PROMPT:
Reproduce the listing exactly, with no pictures in your copy.

-.-.-

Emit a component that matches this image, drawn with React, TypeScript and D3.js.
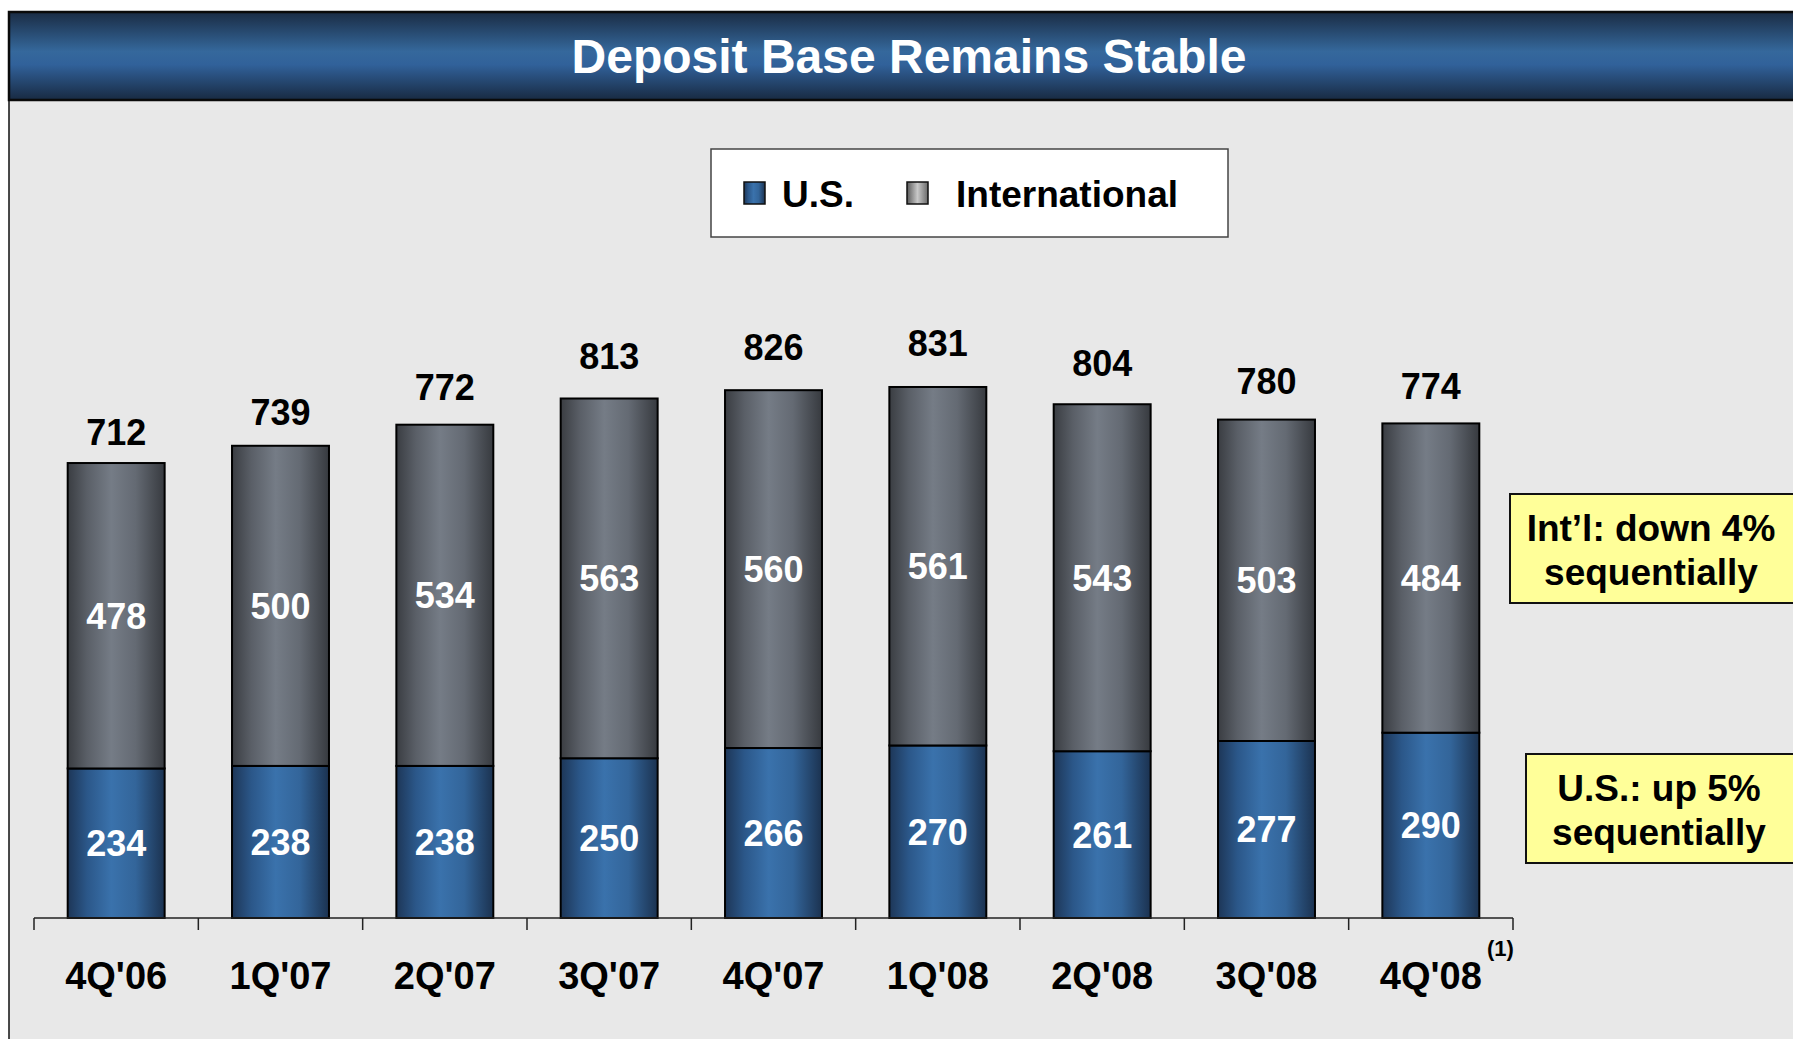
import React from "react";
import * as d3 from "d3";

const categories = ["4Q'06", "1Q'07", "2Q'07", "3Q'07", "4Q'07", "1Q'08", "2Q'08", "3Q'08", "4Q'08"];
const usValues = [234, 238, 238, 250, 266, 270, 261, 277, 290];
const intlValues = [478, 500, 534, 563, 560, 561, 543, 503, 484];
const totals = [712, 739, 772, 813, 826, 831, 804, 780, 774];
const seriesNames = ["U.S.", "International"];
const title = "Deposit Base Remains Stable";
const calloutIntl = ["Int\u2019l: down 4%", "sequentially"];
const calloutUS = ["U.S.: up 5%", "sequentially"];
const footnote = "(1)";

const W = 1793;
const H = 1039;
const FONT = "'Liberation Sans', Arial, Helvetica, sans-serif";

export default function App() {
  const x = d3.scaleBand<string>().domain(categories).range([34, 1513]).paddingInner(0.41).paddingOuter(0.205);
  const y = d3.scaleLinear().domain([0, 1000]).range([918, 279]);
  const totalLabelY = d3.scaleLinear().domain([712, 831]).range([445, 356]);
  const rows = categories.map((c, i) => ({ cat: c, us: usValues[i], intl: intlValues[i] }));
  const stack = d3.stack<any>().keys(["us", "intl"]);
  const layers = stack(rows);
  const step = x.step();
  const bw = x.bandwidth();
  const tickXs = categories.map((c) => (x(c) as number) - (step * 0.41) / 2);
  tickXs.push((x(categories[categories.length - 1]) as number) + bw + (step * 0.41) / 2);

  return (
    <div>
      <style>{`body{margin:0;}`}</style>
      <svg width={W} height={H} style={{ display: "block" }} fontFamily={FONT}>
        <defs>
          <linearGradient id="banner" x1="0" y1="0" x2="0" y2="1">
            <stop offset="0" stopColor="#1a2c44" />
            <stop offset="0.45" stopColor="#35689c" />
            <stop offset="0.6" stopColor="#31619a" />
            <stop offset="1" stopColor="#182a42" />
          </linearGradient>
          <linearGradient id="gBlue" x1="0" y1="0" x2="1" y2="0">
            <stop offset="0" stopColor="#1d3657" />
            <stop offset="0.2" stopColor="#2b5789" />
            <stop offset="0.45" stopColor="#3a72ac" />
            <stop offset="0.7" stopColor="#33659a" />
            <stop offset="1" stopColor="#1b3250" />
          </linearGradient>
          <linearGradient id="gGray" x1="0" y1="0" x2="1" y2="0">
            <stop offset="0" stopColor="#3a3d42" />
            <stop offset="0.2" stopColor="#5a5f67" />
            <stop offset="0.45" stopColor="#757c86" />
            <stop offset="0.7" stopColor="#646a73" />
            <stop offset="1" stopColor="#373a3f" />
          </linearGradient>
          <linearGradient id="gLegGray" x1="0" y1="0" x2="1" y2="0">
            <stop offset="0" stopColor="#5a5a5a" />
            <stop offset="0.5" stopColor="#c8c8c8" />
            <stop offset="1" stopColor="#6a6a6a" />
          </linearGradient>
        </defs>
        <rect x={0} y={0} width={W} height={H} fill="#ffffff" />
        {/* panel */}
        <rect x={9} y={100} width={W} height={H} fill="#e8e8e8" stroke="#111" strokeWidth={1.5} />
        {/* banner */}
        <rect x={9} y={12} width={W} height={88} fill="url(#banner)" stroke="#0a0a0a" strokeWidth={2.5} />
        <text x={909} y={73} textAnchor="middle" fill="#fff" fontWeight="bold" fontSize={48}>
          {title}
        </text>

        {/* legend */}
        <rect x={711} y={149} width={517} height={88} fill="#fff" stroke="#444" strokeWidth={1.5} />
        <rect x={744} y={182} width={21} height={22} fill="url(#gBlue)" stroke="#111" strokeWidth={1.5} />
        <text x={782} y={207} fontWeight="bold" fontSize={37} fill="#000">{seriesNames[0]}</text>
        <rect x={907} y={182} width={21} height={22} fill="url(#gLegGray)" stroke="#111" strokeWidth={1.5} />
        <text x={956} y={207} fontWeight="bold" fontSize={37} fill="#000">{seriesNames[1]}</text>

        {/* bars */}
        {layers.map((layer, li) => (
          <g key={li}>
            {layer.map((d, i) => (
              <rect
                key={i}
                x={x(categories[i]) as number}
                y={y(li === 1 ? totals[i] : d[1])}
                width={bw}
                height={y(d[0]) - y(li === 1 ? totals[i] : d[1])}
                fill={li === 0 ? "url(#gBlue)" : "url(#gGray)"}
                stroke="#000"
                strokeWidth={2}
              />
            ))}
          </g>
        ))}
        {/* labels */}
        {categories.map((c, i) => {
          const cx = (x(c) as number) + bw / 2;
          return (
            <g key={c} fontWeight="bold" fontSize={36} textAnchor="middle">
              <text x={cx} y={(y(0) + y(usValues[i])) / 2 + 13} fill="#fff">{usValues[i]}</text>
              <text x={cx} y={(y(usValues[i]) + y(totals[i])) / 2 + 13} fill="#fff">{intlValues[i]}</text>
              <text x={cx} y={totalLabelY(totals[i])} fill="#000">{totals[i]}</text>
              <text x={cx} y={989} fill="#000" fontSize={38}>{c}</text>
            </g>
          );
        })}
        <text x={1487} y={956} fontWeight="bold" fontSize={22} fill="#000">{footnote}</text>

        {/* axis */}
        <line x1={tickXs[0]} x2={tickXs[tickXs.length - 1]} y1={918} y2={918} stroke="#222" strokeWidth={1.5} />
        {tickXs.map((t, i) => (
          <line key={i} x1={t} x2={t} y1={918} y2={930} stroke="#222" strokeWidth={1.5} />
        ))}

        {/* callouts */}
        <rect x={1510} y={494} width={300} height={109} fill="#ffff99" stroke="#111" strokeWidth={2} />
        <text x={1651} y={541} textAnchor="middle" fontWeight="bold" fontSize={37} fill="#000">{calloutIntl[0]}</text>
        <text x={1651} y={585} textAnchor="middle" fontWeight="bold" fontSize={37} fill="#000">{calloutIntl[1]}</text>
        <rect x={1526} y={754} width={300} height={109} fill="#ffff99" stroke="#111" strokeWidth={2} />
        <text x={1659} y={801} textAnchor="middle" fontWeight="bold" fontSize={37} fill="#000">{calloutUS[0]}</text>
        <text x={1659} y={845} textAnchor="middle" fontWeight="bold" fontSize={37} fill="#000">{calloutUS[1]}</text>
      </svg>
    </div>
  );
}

-.-.-

ANSWER BELOW:
Emit a component that matches this image, drawn with React, TypeScript and D3.js.
import React from "react";
import * as d3 from "d3";

const categories = ["4Q'06", "1Q'07", "2Q'07", "3Q'07", "4Q'07", "1Q'08", "2Q'08", "3Q'08", "4Q'08"];
const usValues = [234, 238, 238, 250, 266, 270, 261, 277, 290];
const intlValues = [478, 500, 534, 563, 560, 561, 543, 503, 484];
const totals = [712, 739, 772, 813, 826, 831, 804, 780, 774];
const seriesNames = ["U.S.", "International"];
const title = "Deposit Base Remains Stable";
const calloutIntl = ["Int\u2019l: down 4%", "sequentially"];
const calloutUS = ["U.S.: up 5%", "sequentially"];
const footnote = "(1)";

const W = 1793;
const H = 1039;
const FONT = "'Liberation Sans', Arial, Helvetica, sans-serif";

export default function App() {
  const x = d3.scaleBand<string>().domain(categories).range([34, 1513]).paddingInner(0.41).paddingOuter(0.205);
  const y = d3.scaleLinear().domain([0, 1000]).range([918, 279]);
  const totalLabelY = d3.scaleLinear().domain([712, 831]).range([445, 356]);
  const rows = categories.map((c, i) => ({ cat: c, us: usValues[i], intl: intlValues[i] }));
  const stack = d3.stack<any>().keys(["us", "intl"]);
  const layers = stack(rows);
  const step = x.step();
  const bw = x.bandwidth();
  const tickXs = categories.map((c) => (x(c) as number) - (step * 0.41) / 2);
  tickXs.push((x(categories[categories.length - 1]) as number) + bw + (step * 0.41) / 2);

  return (
    <div>
      <style>{`body{margin:0;}`}</style>
      <svg width={W} height={H} style={{ display: "block" }} fontFamily={FONT}>
        <defs>
          <linearGradient id="banner" x1="0" y1="0" x2="0" y2="1">
            <stop offset="0" stopColor="#1a2c44" />
            <stop offset="0.45" stopColor="#35689c" />
            <stop offset="0.6" stopColor="#31619a" />
            <stop offset="1" stopColor="#182a42" />
          </linearGradient>
          <linearGradient id="gBlue" x1="0" y1="0" x2="1" y2="0">
            <stop offset="0" stopColor="#1d3657" />
            <stop offset="0.2" stopColor="#2b5789" />
            <stop offset="0.45" stopColor="#3a72ac" />
            <stop offset="0.7" stopColor="#33659a" />
            <stop offset="1" stopColor="#1b3250" />
          </linearGradient>
          <linearGradient id="gGray" x1="0" y1="0" x2="1" y2="0">
            <stop offset="0" stopColor="#3a3d42" />
            <stop offset="0.2" stopColor="#5a5f67" />
            <stop offset="0.45" stopColor="#757c86" />
            <stop offset="0.7" stopColor="#646a73" />
            <stop offset="1" stopColor="#373a3f" />
          </linearGradient>
          <linearGradient id="gLegGray" x1="0" y1="0" x2="1" y2="0">
            <stop offset="0" stopColor="#5a5a5a" />
            <stop offset="0.5" stopColor="#c8c8c8" />
            <stop offset="1" stopColor="#6a6a6a" />
          </linearGradient>
        </defs>
        <rect x={0} y={0} width={W} height={H} fill="#ffffff" />
        {/* panel */}
        <rect x={9} y={100} width={W} height={H} fill="#e8e8e8" stroke="#111" strokeWidth={1.5} />
        {/* banner */}
        <rect x={9} y={12} width={W} height={88} fill="url(#banner)" stroke="#0a0a0a" strokeWidth={2.5} />
        <text x={909} y={73} textAnchor="middle" fill="#fff" fontWeight="bold" fontSize={48}>
          {title}
        </text>

        {/* legend */}
        <rect x={711} y={149} width={517} height={88} fill="#fff" stroke="#444" strokeWidth={1.5} />
        <rect x={744} y={182} width={21} height={22} fill="url(#gBlue)" stroke="#111" strokeWidth={1.5} />
        <text x={782} y={207} fontWeight="bold" fontSize={37} fill="#000">{seriesNames[0]}</text>
        <rect x={907} y={182} width={21} height={22} fill="url(#gLegGray)" stroke="#111" strokeWidth={1.5} />
        <text x={956} y={207} fontWeight="bold" fontSize={37} fill="#000">{seriesNames[1]}</text>

        {/* bars */}
        {layers.map((layer, li) => (
          <g key={li}>
            {layer.map((d, i) => (
              <rect
                key={i}
                x={x(categories[i]) as number}
                y={y(li === 1 ? totals[i] : d[1])}
                width={bw}
                height={y(d[0]) - y(li === 1 ? totals[i] : d[1])}
                fill={li === 0 ? "url(#gBlue)" : "url(#gGray)"}
                stroke="#000"
                strokeWidth={2}
              />
            ))}
          </g>
        ))}
        {/* labels */}
        {categories.map((c, i) => {
          const cx = (x(c) as number) + bw / 2;
          return (
            <g key={c} fontWeight="bold" fontSize={36} textAnchor="middle">
              <text x={cx} y={(y(0) + y(usValues[i])) / 2 + 13} fill="#fff">{usValues[i]}</text>
              <text x={cx} y={(y(usValues[i]) + y(totals[i])) / 2 + 13} fill="#fff">{intlValues[i]}</text>
              <text x={cx} y={totalLabelY(totals[i])} fill="#000">{totals[i]}</text>
              <text x={cx} y={989} fill="#000" fontSize={38}>{c}</text>
            </g>
          );
        })}
        <text x={1487} y={956} fontWeight="bold" fontSize={22} fill="#000">{footnote}</text>

        {/* axis */}
        <line x1={tickXs[0]} x2={tickXs[tickXs.length - 1]} y1={918} y2={918} stroke="#222" strokeWidth={1.5} />
        {tickXs.map((t, i) => (
          <line key={i} x1={t} x2={t} y1={918} y2={930} stroke="#222" strokeWidth={1.5} />
        ))}

        {/* callouts */}
        <rect x={1510} y={494} width={300} height={109} fill="#ffff99" stroke="#111" strokeWidth={2} />
        <text x={1651} y={541} textAnchor="middle" fontWeight="bold" fontSize={37} fill="#000">{calloutIntl[0]}</text>
        <text x={1651} y={585} textAnchor="middle" fontWeight="bold" fontSize={37} fill="#000">{calloutIntl[1]}</text>
        <rect x={1526} y={754} width={300} height={109} fill="#ffff99" stroke="#111" strokeWidth={2} />
        <text x={1659} y={801} textAnchor="middle" fontWeight="bold" fontSize={37} fill="#000">{calloutUS[0]}</text>
        <text x={1659} y={845} textAnchor="middle" fontWeight="bold" fontSize={37} fill="#000">{calloutUS[1]}</text>
      </svg>
    </div>
  );
}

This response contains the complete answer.